Two more views of Charlotte Southern 3.

Reverse move 1. Now for Photo Runby 1.

Photo runby 1.

Reverse move 2.

Photo runby 2.

Another picture of Charlotte Southern 3. We reboarded the train and headed a little further to our turn back location and on the way there, Bart announced another photo runby was going to be held on the return trip by the lumber yard in Charlotte.

We detrained at the location of the photo runby.

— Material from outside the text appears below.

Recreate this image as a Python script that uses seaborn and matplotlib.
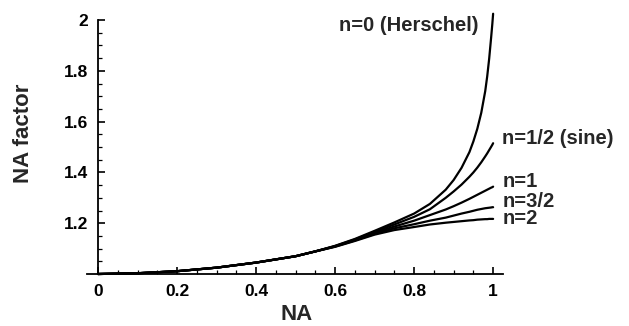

This building was once an old railroad hotel.

Reverse move 3.

Photo runby 3 in Charlotte.

The photo line.

The train had to be moved forward to clear the crossing so this ambulance could get through. We returned to the boarding area and I had two thoughts in my head. Number 1 was I was glad to finally ride this railroad, so thank you Bart Jennings, and number two this train now ranks as the slowest train I have ever been on, beating the old Minnesota Zephyr Dinner Train's three miles an hour.

Elizabeth and I took off for Clinton but had a few stops to make along the way, the first was in Jackson at R.A. Green Park.

Grand Trunk Western 2-6-2 5030 built by Baldwin in 1912 as Grand Trunk 100. It was donated in 1957 and has been on display in the park since then. We continued south down Michigan 50 to US 12, where we made another surprise stop and did not believe what we were seeing in Onsted.

We found the Train Car of Terror.

The Terror Train station.

Chespeake and Ohio business car 4, part of the Stagecoach Stop Amusement Park which opened in 1968 and closed in 2008. The owners re-branded the car as "Train of Terror". We back-tracked across the highway to our next surprise.

We found Grand Trunk Western caboose 77xxx. From here we drove into Clinton for our next trip at noon.